Mortal Kombat had existed as an arcade game for a few years before it became a household name among gamers and non-gamers alike. Those that didn’t play arcade games were uninterested in its existence – that is, until it came home. Once the ported game arrived into living rooms everywhere, U.S. parents became outraged by the visuals of a bloody spine being ripped from a body, which was then held aloft as a macabre trophy for the winner.
Collectively, parents everywhere called their congress-people, clamoring for decency laws to be imposed. Hearings were held, ratings were created and the game itself became legendary. What of its sales? Well, interesting fact: it’s nowhere to be found on the top 50 most selling games of all time.
Instead, what you’ll find on the list is a mix of Super Mario World games, Pokemon and FPS war games like Call Of Duty. Of course, mixed in among these, you will find Grand Theft Auto 3-5 as well as GTA: Vice City – some of the most publicly controversial games to ever be released into the mainstream. These games involve missions that include prostitutes, murder, and drugs, but they also include missions that involve yoga, bowling, and playing tennis.
In fact, out of the 50 listed, only 12 have had official public controversies tied to them. In the top five alone, only two, Grand Theft Auto V, which comes in at number three and PlayerUknown Battlegrounds, which is number five currently, have had controversial releases.
Dead Cells, a “Metroidvania” style game developed by Motion Twin, was released into early access on Steam in May of 2017 and managed to push 750,000 units before its full release in August 2018. It was a solid rogue-platformer that had amassed a 9/10 on Steam with over 10,000 reviews as well as a glowing review of our own.
There is little doubt that Dead Cells‘ console release was going to be a strong performance based on its previous reception during early access but, then, an unpredictable thing happened that may have given Dead Cells the type of coverage that most AAA games can only wish for. An editor/reviewer for IGN, Filip Muicin, released a review for the game. It seemed benign enough, praising the game with a 9.7/10 rating until someone noticed strong similarities between Muicin’s review and a pre-embargo review on YouTube. The person that picked up the similarities? None other than the original reviewer himself, YouTuber, Boomstick Gaming.
Soon, both Dead Cells and Boomstick Gaming found themselves in the frequently searched terms on Google. Motion Twin acknowledged the extra attention but remained realistic in the statement that they officially released to the BBC, saying:
- “From this perspective it was refreshing to see the way that Boomstick, the real injured party, handled himself, always remaining civil and strikingly human.”
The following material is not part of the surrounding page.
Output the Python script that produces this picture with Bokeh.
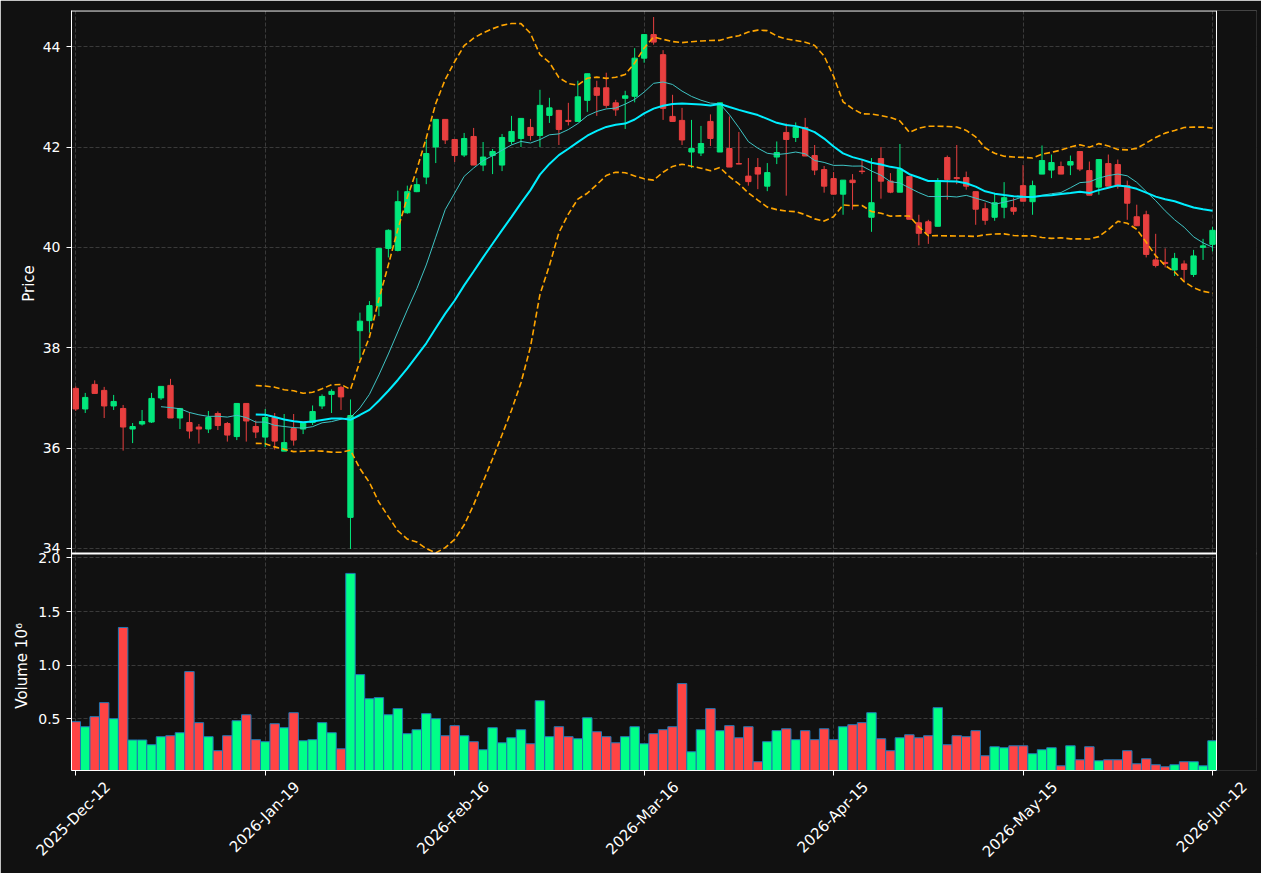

- “In any case we can have a more constructive public discussion than what we’ve seen so far.
“Some have asked about how we feel about losing the review. The rest have been stellar, and IGN will do another.”
- “In any case the internet drama will have more than made up for any lost visibility, it’s just a shame that it had to come at such a cost and contribute to more online negativity.”
For his part, Boomstick Gaming has remained gracious and forgiving of Muicin but he has also seen his profile rise quite considerably due to the controversy. He has begun doing the interview circuit and the likes on his reviews posted to Twitter have risen from one to two likes in May of this year to 56 likes on his latest review of ‘We Happy Few.’ One could infer that his YouTube viewership has also increased from the controversy.
So, bottom line: does controversy sell video games? Well, the great intellect and philosopher of our time, Miley Cyrus, once spoke the immortal words, “People like controversy because that’s what sells,” but there are no hard and fast numbers, no statistics for video game sales that compare pre- and post-controversy. By all accounts: Yes, controversy sells initially and can get you noticed but it’s the quality of the game itself that keeps the buyers interested and the players playing.